Thursday, July 9, 2015

Need for clarification in Obergefell; and, Kennedy's "jurisprudence of loneliness"

     All the term I had been seeing rather more of Anthony Blanche than my liking for him warranted. . . . I held him in considerable awe. ...
           [T]here was a bluster and zest in Anthony which the rest of us had shed somewhere in our more leisured adolescence, on the playing field or in the school-room; his vices flourished less in the pursuit of pleasure than in the wish to shock . . . . He was . . . . fearless like a little boy, charging, head down, small fists whirling, at the school prefects.
     From Brideshead Revisited (bk. 1, ch. 2), by Evelyn Waugh

* * *

A. The Need for a Motion for Clarification in Obergefell

     While Justice Anthony Kennedy's opinion in Obergefell v. Hodges et al. is not quite as shocky as the behavior of Anthony Blanche (the most openly-gay character in Brideshead above), the opinion is still pretty astounding. The present author covered some of this in his Casetext post Obergefell's outrageous omissions, but here are some new things or clarifications.

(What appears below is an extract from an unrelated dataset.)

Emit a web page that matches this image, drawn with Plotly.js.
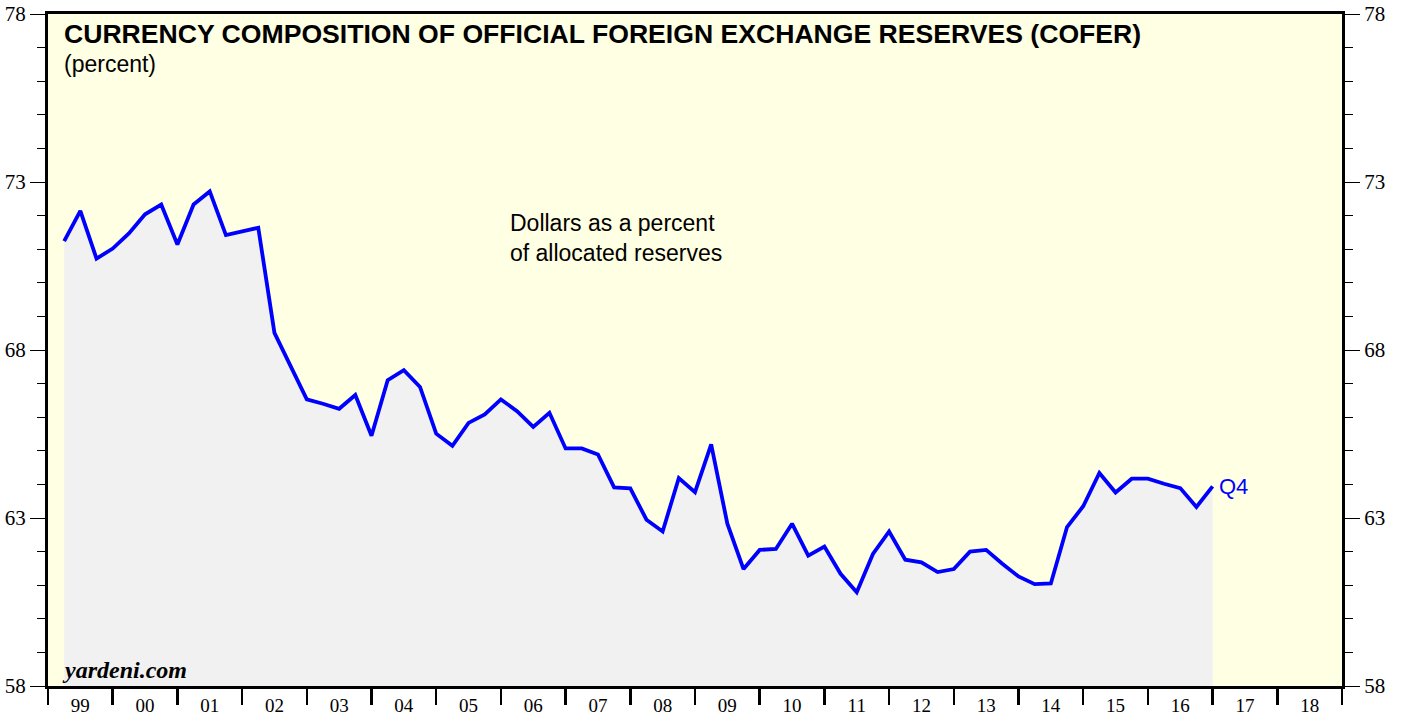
<!DOCTYPE html>
<html>
<head>
<meta charset="utf-8">
<script src="https://cdn.plot.ly/plotly-3.0.1.min.js"></script>
<style>
html,body{margin:0;padding:0;background:#fff;}
#chart{width:1403px;height:715px;}
</style>
</head>
<body>
<div id="chart"></div>
<script>
// Quarterly data, 1999 Q1 .. 2016 Q4 (USD share of allocated reserves, %)
const startYear = 1999;
const usdShare = [
  71.24, 72.14, 70.72, 71.02, 71.47, 72.04, 72.33, 71.14,
  72.33, 72.72, 71.42, 71.53, 71.64, 68.51, 67.52, 66.53,
  66.40, 66.25, 66.66, 65.45, 67.10, 67.40, 66.90, 65.51,
  65.15, 65.83, 66.08, 66.53, 66.18, 65.71, 66.13, 65.07,
  65.07, 64.89, 63.91, 63.88, 62.95, 62.60, 64.19, 63.77,
  65.19, 62.83, 61.48, 62.05, 62.08, 62.83, 61.88, 62.15,
  61.34, 60.79, 61.93, 62.60, 61.76, 61.68, 61.39, 61.48,
  62.00, 62.05, 61.64, 61.26, 61.03, 61.05, 62.73, 63.35,
  64.34, 63.76, 64.17, 64.17, 64.02, 63.89, 63.33, 63.94
];
// x positions: end of each quarter in fractional years
const quarterX = usdShare.map((_, i) => startYear + (i + 1) / 4);

const yearLabels = ["99","00","01","02","03","04","05","06","07","08","09","10","11","12","13","14","15","16","17","18"];
const yearLabelPos = yearLabels.map((_, i) => startYear + i + 0.5);
const yTicks = [58, 63, 68, 73, 78];

const titleText = "CURRENCY COMPOSITION OF OFFICIAL FOREIGN EXCHANGE RESERVES (COFER)";
const subtitleText = "(percent)";
const noteLines = ["Dollars as a percent", "of allocated reserves"];
const sourceText = "yardeni.com";
const lastLabel = "Q4";

const serif = "Liberation Serif, Times New Roman, serif";
const sans = "Liberation Sans, Arial, Helvetica, sans-serif";

const traces = [
  {
    x: quarterX, y: usdShare, type: "scatter", mode: "lines",
    fill: "tozeroy", fillcolor: "#f1f1f1",
    line: {color: "#0000ff", width: 3.8},
    hoverinfo: "skip", showlegend: false
  },
  {
    x: [quarterX[0]], y: [usdShare[0]], yaxis: "y2", type: "scatter", mode: "markers",
    marker: {opacity: 0}, hoverinfo: "skip", showlegend: false
  }
];

const yCommon = {
  range: [58, 78], tickvals: yTicks, ticktext: yTicks.map(String),
  ticks: "outside", ticklen: 15, tickwidth: 1, tickcolor: "#000",
  minor: {dtick: 1, tick0: 58, ticks: "outside", ticklen: 8, tickwidth: 1, tickcolor: "#000", showgrid: false},
  showgrid: false, zeroline: false,
  showline: true, linecolor: "#000", linewidth: 3,
  tickfont: {family: serif, size: 21, color: "#000"},
  fixedrange: true
};

const layout = {
  width: 1403, height: 715,
  margin: {l: 48, r: 61, t: 14, b: 29, pad: 0},
  paper_bgcolor: "#ffffff",
  plot_bgcolor: "#ffffe3",
  showlegend: false,
  xaxis: {
    range: [1999, 2019],
    tickvals: yearLabelPos, ticktext: yearLabels,
    ticks: "", ticklen: 0,
    minor: {tick0: 1999, dtick: 1, ticks: "outside", ticklen: 16, tickwidth: 2.5, tickcolor: "#000", showgrid: false},
    showgrid: false, zeroline: false,
    showline: true, linecolor: "#000", linewidth: 3, mirror: true,
    tickfont: {family: serif, size: 19, color: "#000"},
    fixedrange: true
  },
  yaxis: Object.assign({}, yCommon, {side: "left"}),
  yaxis2: Object.assign({}, yCommon, {side: "right", overlaying: "y"}),
  annotations: [
    {xref: "paper", yref: "paper", x: 0.0108, y: 0.9705, xanchor: "left", yanchor: "middle",
     text: "<b>" + titleText + "</b>", showarrow: false,
     font: {family: sans, size: 26.6, color: "#000"}},
    {xref: "paper", yref: "paper", x: 0.0108, y: 0.926, xanchor: "left", yanchor: "middle",
     text: subtitleText, showarrow: false,
     font: {family: sans, size: 23, color: "#000"}},
    {xref: "paper", yref: "paper", x: 0.3555, y: 0.6665, xanchor: "left", yanchor: "middle",
     text: noteLines.join("<br>"), showarrow: false, align: "left",
     font: {family: sans, size: 23, color: "#000"}},
    {xref: "paper", yref: "paper", x: 0.0095, y: 0.0235, xanchor: "left", yanchor: "middle",
     text: "<b><i>" + sourceText + "</i></b>", showarrow: false,
     font: {family: serif, size: 24, color: "#000"}},
    {xref: "x", yref: "y", x: quarterX[quarterX.length - 1], y: usdShare[usdShare.length - 1],
     xanchor: "left", yanchor: "middle", xshift: 4,
     text: lastLabel, showarrow: false,
     font: {family: sans, size: 22, color: "#0000ff"}}
  ]
};

Plotly.newPlot("chart", traces, layout, {displayModeBar: false, staticPlot: true});
</script>
</body>
</html>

     First, speaking of "clarification": rather than a near-certainly futile petition for rehearing in Obergefell, what might make more sense is a motion for clarification. While the Court's rules don't mention such a type of motion, they don't forbid it, either.
     It is perverse, actually, that at the highest level, the "supreme" court, there is no explicit option for a clarification motion. The Supreme Court offers guidance to all lower courts (and future members of the Supreme Court), so, understandable, lucid opinions should be more important at that level than at any other level. But the only option explicitly available after a merits decision, it seems, is under Rule 44, "Rehearing": "Any petition for the rehearing of any judgment or decision of the Court on the merits shall be filed within 25 days after entry of the judgment or decision, unless the Court or a Justice shortens or extends the time. [etc.]"
     But what if you don't even understand what the opinion really meant? E.g., if an opinion apparently leaves intact a precedent that seems to contradict the opinion, lawyers might want to know if the precedent is still a. intact, or, b. overturned, before filing a petition for rehearing. Otherwise, the petition may be filed "in blindness", ignorant of what the Court actually meant.
     Thus, if the Court doesn't allow motions for clarification, perhaps it should start to do so, since lower courts, whose opinions are less important (since less "supreme"), do so. In the event that a motion for clarification is rejected by the Court, perhaps it can be re-submitted and re-labeled a "Petition for Rehearing", with language: 1. asking for clarification on the issue(s) of any precedents contradicting the Court's opinion, and 2. indicating that if those precedents haven't been overturned, then 3. rehearing is politely requested based on those precedents which still contradict the opinion.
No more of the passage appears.